John H. Devereux (J. Fletcher Brennan ed., Biographical Cyclopedia and Portrait Gallery of the State of Ohio, Vol. 1. Cincinnati: John C. Yorston & Co., 1880.)

John H. Devereux, soon to become a key player in the final destiny of the Bee Line, painted a more colorful picture. He characterized the possibility as “an attempt to chain a living man to a dead corpse.” Before long, as orchestrated by James McHenry, Devereux would become President of both the Bee Line and the A&GW, and vice president at the Erieall at the same time!!

McHenry had arranged for Devereux’s CCC&I presidential appointment as soon as the A&GW assumed financial and board control of it in April 1873. Devereux’s installation quelled some of the Bee Line stockholders’ angst, given his upstanding reputation as a railroad executive. But when Ohio’s legislature blocked McHenry’s plan to lease the CCC&I to the anemic A&GW, the Bee Line shareholders’ attitude shifted.

Still seeking to run the A&GW and CCC&I as a single entity in spite of his failed leasing scheme, McHenry orchestrated Devereux’s appointment as general manager at the A&GW. By January 1874 he was bumped up a notch to president – while still heading the rival Bee Line!

The Bee Line shareholders had had enough. In an effort to oust McHenry’s A&GW and Erie board proxies, they orchestrated a massive CCC&I shareholder turnout for the March 1874 annual meeting. The opposition candidate slate included several former Cleveland Clique members, New York investors, and one Hoosier: David Kilgore.

And in an interesting twist, deposed CCC&I president Oscar Townsend headed the opposition – until Hinman Hurlbut brought to light Townsend’s involvement in a freight payola ring. The revelation tipped the balance. The opposition suffered a narrow defeat. There would be no Hoosier Partisan revival.

Longer term, James McHenry’s self-induced financial problems would only mount. His tenuous grip on the A&GW and CCC&I slipped away at the hands of Peter Watson’s 1874 Erie Railway successor: Hugh H. Jewett. Jewett would extricate the Erie from McHenry’s grasp, and push him to near-bankruptcy.

(L): Hugh J. Jewett (Edward Harold Mott, Between the Ocean and the Lakes: The Story of Erie. New York: John S. Collins, 1901.) (R): William H. Vanderbilt (Harper’s Weekly 29, no. 1513 [December 19, 1885].)

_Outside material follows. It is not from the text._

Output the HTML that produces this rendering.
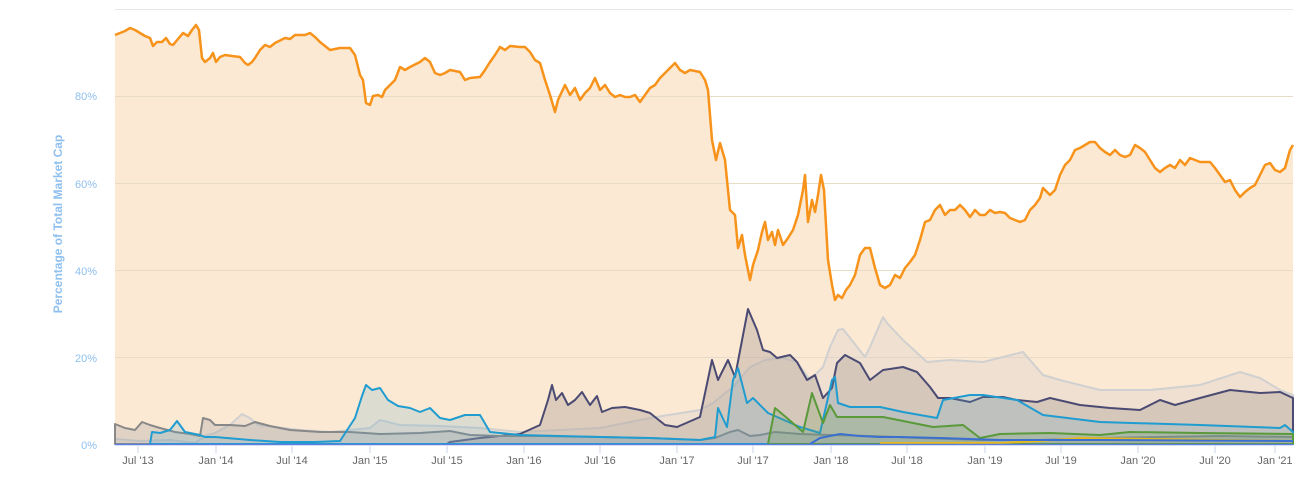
<!DOCTYPE html>
<html><head><meta charset="utf-8"><style>
body{margin:0;background:#fff;}
svg{display:block;font-family:"Liberation Sans",sans-serif;}
</style></head><body>
<svg width="1297" height="479" viewBox="0 0 1297 479">
<g stroke="#e6e6e6" stroke-width="1">
<line x1="115" y1="9.5" x2="1293" y2="9.5"/>
</g>
<!-- BTC area -->
<path fill="#fce9d4" stroke="none" d="M115,444 L115,35 L125,31 L130,28 L135,30 L140,33 L145,36 L150,38 L153,46 L157,42 L162,42 L166,38 L170,44 L173,45 L178,39 L183,33 L188,36 L192,30 L196,25 L199,30 L202,58 L205,62 L210,58 L213,53 L216,62 L220,57 L225,55 L232,56 L240,57 L245,63 L248,65 L252,62 L255,58 L260,50 L265,45 L270,47 L275,43 L285,38 L290,39 L295,35 L305,35 L310,33 L315,37 L320,42 L330,50 L340,48 L350,48 L355,55 L360,75 L363,80 L366,103 L370,105 L373,96 L378,95 L382,97 L385,90 L390,85 L395,80 L400,67 L405,70 L410,67 L420,62 L425,58 L430,62 L435,73 L440,75 L445,73 L450,70 L460,72 L465,80 L470,78 L480,77 L485,70 L490,62 L495,55 L500,47 L505,50 L510,46 L520,47 L525,47 L530,52 L535,60 L540,63 L545,80 L550,95 L555,112 L558,100 L565,85 L570,95 L575,88 L580,100 L585,93 L590,88 L595,78 L600,90 L605,85 L610,93 L615,97 L620,95 L625,97 L630,97 L635,95 L640,102 L645,95 L650,88 L655,85 L660,78 L665,73 L670,68 L675,63 L680,70 L685,73 L690,70 L700,72 L705,80 L708,90 L712,140 L716,160 L720,143 L725,160 L730,210 L735,215 L738,248 L742,235 L745,255 L750,280 L753,265 L758,250 L762,232 L765,222 L768,240 L772,232 L775,245 L778,230 L783,245 L788,238 L793,230 L798,215 L803,190 L805,175 L808,222 L812,200 L815,212 L818,195 L821,175 L824,190 L828,260 L832,285 L835,300 L838,295 L842,298 L846,290 L850,285 L855,275 L860,255 L865,248 L870,248 L875,268 L880,285 L885,288 L890,285 L895,275 L900,278 L905,268 L910,262 L915,255 L920,240 L925,222 L930,220 L935,210 L940,205 L945,215 L950,210 L955,210 L960,205 L965,210 L970,217 L975,210 L980,215 L985,215 L990,210 L995,213 L1000,212 L1005,213 L1010,218 L1015,220 L1020,222 L1025,220 L1030,210 L1035,205 L1040,198 L1043,188 L1047,192 L1050,195 L1055,190 L1060,175 L1065,165 L1070,160 L1075,150 L1080,148 L1085,145 L1090,142 L1095,142 L1100,148 L1105,152 L1110,155 L1115,150 L1120,155 L1125,157 L1130,155 L1135,145 L1140,148 L1145,152 L1150,160 L1155,168 L1160,172 L1165,168 L1170,165 L1175,168 L1180,160 L1185,165 L1190,158 L1195,160 L1200,162 L1210,162 L1215,168 L1220,175 L1225,182 L1230,180 L1235,190 L1240,197 L1245,192 L1250,188 L1255,185 L1260,175 L1265,165 L1270,163 L1275,170 L1280,172 L1285,168 L1290,150 L1293,145 L1293,444 Z"/>
<g stroke="#e8dcc8" stroke-width="1">
<line x1="115" y1="96.5" x2="1293" y2="96.5"/>
<line x1="115" y1="183.5" x2="1293" y2="183.5"/>
<line x1="115" y1="270.5" x2="1293" y2="270.5"/>
<line x1="115" y1="357.5" x2="1293" y2="357.5"/>
</g>
<path fill="none" stroke="#f7931a" stroke-width="2.5" stroke-linejoin="round" d="M115,35 L125,31 L130,28 L135,30 L140,33 L145,36 L150,38 L153,46 L157,42 L162,42 L166,38 L170,44 L173,45 L178,39 L183,33 L188,36 L192,30 L196,25 L199,30 L202,58 L205,62 L210,58 L213,53 L216,62 L220,57 L225,55 L232,56 L240,57 L245,63 L248,65 L252,62 L255,58 L260,50 L265,45 L270,47 L275,43 L285,38 L290,39 L295,35 L305,35 L310,33 L315,37 L320,42 L330,50 L340,48 L350,48 L355,55 L360,75 L363,80 L366,103 L370,105 L373,96 L378,95 L382,97 L385,90 L390,85 L395,80 L400,67 L405,70 L410,67 L420,62 L425,58 L430,62 L435,73 L440,75 L445,73 L450,70 L460,72 L465,80 L470,78 L480,77 L485,70 L490,62 L495,55 L500,47 L505,50 L510,46 L520,47 L525,47 L530,52 L535,60 L540,63 L545,80 L550,95 L555,112 L558,100 L565,85 L570,95 L575,88 L580,100 L585,93 L590,88 L595,78 L600,90 L605,85 L610,93 L615,97 L620,95 L625,97 L630,97 L635,95 L640,102 L645,95 L650,88 L655,85 L660,78 L665,73 L670,68 L675,63 L680,70 L685,73 L690,70 L700,72 L705,80 L708,90 L712,140 L716,160 L720,143 L725,160 L730,210 L735,215 L738,248 L742,235 L745,255 L750,280 L753,265 L758,250 L762,232 L765,222 L768,240 L772,232 L775,245 L778,230 L783,245 L788,238 L793,230 L798,215 L803,190 L805,175 L808,222 L812,200 L815,212 L818,195 L821,175 L824,190 L828,260 L832,285 L835,300 L838,295 L842,298 L846,290 L850,285 L855,275 L860,255 L865,248 L870,248 L875,268 L880,285 L885,288 L890,285 L895,275 L900,278 L905,268 L910,262 L915,255 L920,240 L925,222 L930,220 L935,210 L940,205 L945,215 L950,210 L955,210 L960,205 L965,210 L970,217 L975,210 L980,215 L985,215 L990,210 L995,213 L1000,212 L1005,213 L1010,218 L1015,220 L1020,222 L1025,220 L1030,210 L1035,205 L1040,198 L1043,188 L1047,192 L1050,195 L1055,190 L1060,175 L1065,165 L1070,160 L1075,150 L1080,148 L1085,145 L1090,142 L1095,142 L1100,148 L1105,152 L1110,155 L1115,150 L1120,155 L1125,157 L1130,155 L1135,145 L1140,148 L1145,152 L1150,160 L1155,168 L1160,172 L1165,168 L1170,165 L1175,168 L1180,160 L1185,165 L1190,158 L1195,160 L1200,162 L1210,162 L1215,168 L1220,175 L1225,182 L1230,180 L1235,190 L1240,197 L1245,192 L1250,188 L1255,185 L1260,175 L1265,165 L1270,163 L1275,170 L1280,172 L1285,168 L1290,150 L1293,145"/>
<!-- XRP light gray -->
<path fill="#c8c8c8" fill-opacity="0.25" stroke="#d0d0d0" stroke-width="2" stroke-linejoin="round" d="M115,444 L115,439 L140,441 L170,440 L195,443 L205,436 L215,433 L230,425 L242,414 L250,418 L258,425 L275,427 L300,430 L330,432 L350,430 L370,428 L380,420 L400,425 L440,426 L480,428 L520,432 L560,430 L600,428 L650,418 L700,410 L713,403 L733,387 L750,367 L765,360 L783,358 L797,362 L810,380 L823,367 L830,347 L838,330 L843,329 L865,357 L870,347 L883,317 L887,323 L903,340 L927,362 L950,360 L983,362 L1023,352 L1043,375 L1060,380 L1080,385 L1100,390 L1150,390 L1200,385 L1240,372 L1260,378 L1280,390 L1293,395 L1293,444 Z"/>
<!-- ETH navy -->
<path fill="#b8a8a0" fill-opacity="0.45" stroke="#4a4a72" stroke-width="2" stroke-linejoin="round" d="M447,444 L450,442 L480,438 L520,434 L540,425 L548,400 L552,385 L556,400 L562,393 L568,405 L575,400 L582,392 L590,405 L597,396 L602,412 L612,408 L625,407 L640,410 L650,413 L665,425 L677,427 L700,417 L712,360 L718,380 L728,360 L735,377 L748,309 L757,330 L763,350 L770,352 L777,358 L790,355 L797,362 L807,380 L815,375 L823,398 L832,388 L837,363 L845,355 L860,363 L870,380 L883,370 L903,367 L917,372 L930,387 L938,398 L950,398 L970,402 L983,397 L1003,397 L1017,400 L1037,402 L1050,398 L1080,405 L1110,408 L1140,410 L1160,400 L1175,405 L1200,398 L1230,390 L1260,393 L1280,392 L1293,398 L1293,444 Z"/>
<!-- LTC gray -->
<path fill="#a0a0a0" fill-opacity="0.3" stroke="#888" stroke-width="2" stroke-linejoin="round" d="M115,444 L115,424 L125,428 L135,430 L142,422 L150,425 L160,428 L175,432 L190,434 L200,436 L203,418 L210,420 L215,425 L230,425 L245,426 L255,422 L270,426 L290,430 L320,432 L350,432 L380,434 L420,433 L450,431 L470,435 L500,436 L540,436 L600,437 L650,438 L700,440 L715,438 L730,432 L738,430 L750,436 L760,435 L775,432 L800,434 L830,435 L870,436 L920,438 L980,440 L1040,440 L1100,438 L1160,437 L1220,436 L1293,437 L1293,444 Z"/>
<!-- Cyan -->
<path fill="#5fa8c8" fill-opacity="0.2" stroke="#1f9cd0" stroke-width="2" stroke-linejoin="round" d="M150,444 L152,432 L160,433 L170,430 L177,421 L185,432 L200,435 L205,437 L215,437 L250,440 L280,442 L315,442 L340,441 L355,418 L362,396 L366,385 L372,390 L380,388 L388,400 L398,406 L410,408 L420,412 L430,408 L440,418 L450,420 L465,415 L480,415 L490,432 L520,435 L560,436 L600,437 L650,438 L700,440 L715,437 L718,408 L727,427 L733,380 L738,368 L747,403 L753,398 L768,413 L800,427 L820,433 L832,380 L835,377 L838,403 L850,407 L880,407 L903,412 L937,418 L943,400 L970,395 L983,395 L1017,400 L1043,415 L1100,422 L1200,425 L1280,428 L1285,425 L1293,432 L1293,444 Z"/>
<!-- Green -->
<path fill="#6a9a50" fill-opacity="0.2" stroke="#5a9a3a" stroke-width="2" stroke-linejoin="round" d="M768,444 L775,408 L787,418 L803,432 L812,393 L823,423 L830,405 L837,417 L883,417 L933,427 L963,425 L980,438 L1000,434 L1050,433 L1100,435 L1130,432 L1200,433 L1293,434 L1293,444 Z"/>
<!-- yellow and blue small -->
<path fill="none" stroke="#e6b820" stroke-width="2" d="M880,443 L1000,443 L1040,441 L1080,438 L1150,439 L1220,440 L1293,441"/>
<path fill="none" stroke="#3b6fd0" stroke-width="2" d="M810,444 L820,438 L840,434 L860,436 L880,437 L900,437 L940,438 L1000,440 L1100,440 L1293,441"/>
<line x1="115" y1="444.5" x2="1293" y2="444.5" stroke="#5b7fdc" stroke-width="1.5"/>
<g stroke="#ccd6eb" stroke-width="1">
<line x1="138" y1="445" x2="138" y2="453"/><line x1="216" y1="445" x2="216" y2="453"/><line x1="292" y1="445" x2="292" y2="453"/><line x1="370" y1="445" x2="370" y2="453"/><line x1="447" y1="445" x2="447" y2="453"/><line x1="524" y1="445" x2="524" y2="453"/><line x1="600" y1="445" x2="600" y2="453"/><line x1="677" y1="445" x2="677" y2="453"/><line x1="753" y1="445" x2="753" y2="453"/><line x1="831" y1="445" x2="831" y2="453"/><line x1="907" y1="445" x2="907" y2="453"/><line x1="985" y1="445" x2="985" y2="453"/><line x1="1061" y1="445" x2="1061" y2="453"/><line x1="1138" y1="445" x2="1138" y2="453"/><line x1="1215" y1="445" x2="1215" y2="453"/><line x1="1275" y1="445" x2="1275" y2="453"/>
</g>
<g font-size="11" fill="#666" text-anchor="middle">
<text x="138" y="464">Jul '13</text><text x="216" y="464">Jan '14</text><text x="292" y="464">Jul '14</text><text x="370" y="464">Jan '15</text><text x="447" y="464">Jul '15</text><text x="524" y="464">Jan '16</text><text x="600" y="464">Jul '16</text><text x="677" y="464">Jan '17</text><text x="753" y="464">Jul '17</text><text x="831" y="464">Jan '18</text><text x="907" y="464">Jul '18</text><text x="985" y="464">Jan '19</text><text x="1061" y="464">Jul '19</text><text x="1138" y="464">Jan '20</text><text x="1215" y="464">Jul '20</text><text x="1275" y="464">Jan '21</text>
</g>
<g font-size="11" fill="#8fc0ef" text-anchor="end">
<text x="97" y="100">80%</text><text x="97" y="188">60%</text><text x="97" y="275">40%</text><text x="97" y="362">20%</text><text x="97" y="449">0%</text>
</g>
<text transform="translate(62,224) rotate(-90)" font-size="12" font-weight="bold" fill="#8fc0ef" text-anchor="middle">Percentage of Total Market Cap</text>
</svg>
</body></html>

John Devereux remained president of both the Bee Line and A&GW (exiting bankruptcy as the New York, Pennsylvania and Ohio Railroad [NYPA&O; Nypano]) until 1881. At that time William H. Vanderbilt, of New York Central Railroad fame, sought control of the Bee Line to assure an entry into Cincinnati and St. Louis. Devereux had taken control of the linchpin to Cincinnati: the Cincinnati, Hamilton and Dayton Railroad. He soon yielded to Vanderbilt’s advances.

By 1889 the Bee Line and the Indianapolis and St. Louis Railroad it controlled (between Indianapolis and St. Louis) would be folded into another Vanderbilt-controlled railroad and emerge as the Big Four route.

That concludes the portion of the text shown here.